The second is VPN-assisted market switching. Connecting through a VPN server in Indonesia or Singapore before searching OTA platforms can surface lower locally-priced fares that aren't presented to overseas visitors. This is a grey area — technically you're accessing a regional version of the site not intended for you — and results are inconsistent. Some platforms detect VPN usage and serve the same global pricing regardless. Others do surface different fares. The risk is low (you're not violating any terms that carry penalties), but the return is unpredictable. It's worth trying on high-value bookings; don't count on it.
Best Booking Windows for Bali Flights
The Bali booking window follows a pattern shaped by the island's two tourism peaks: July–August (dry season, peak Western tourism) and December–January (Christmas/New Year). Prices for these periods start climbing 5–6 months in advance and reach their peak 6–10 weeks before departure.
The sweet spots for value are: the shoulder seasons (May–June and September–October), booked 8–12 weeks in advance. These months combine reasonable prices — often 25–35% below peak season — with good weather on most of Bali. The rainy season (November–March outside of Christmas) does bring cheaper fares but also genuine rainfall: typically 2–4 hours of heavy afternoon rain rather than all-day drizzle, but enough to affect beach-focused travel.

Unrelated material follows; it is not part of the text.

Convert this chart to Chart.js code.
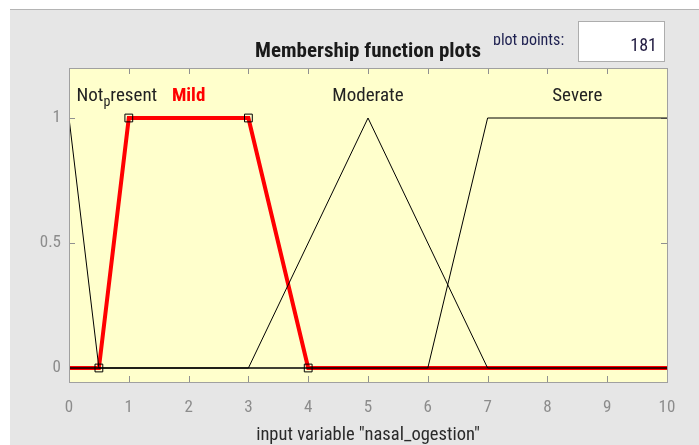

For peak season (July–August) Bali travel, book 5–6 months ahead and run the cross-market comparison at that point. The premium paid for peak-season Bali travel is real, but checking multiple markets at the time of booking rather than waiting until prices spike further will still surface meaningful savings. A 15% cheaper fare through the Indonesian or Singaporean market on an already-elevated price is still €120–€180 back in your pocket on a transatlantic routing.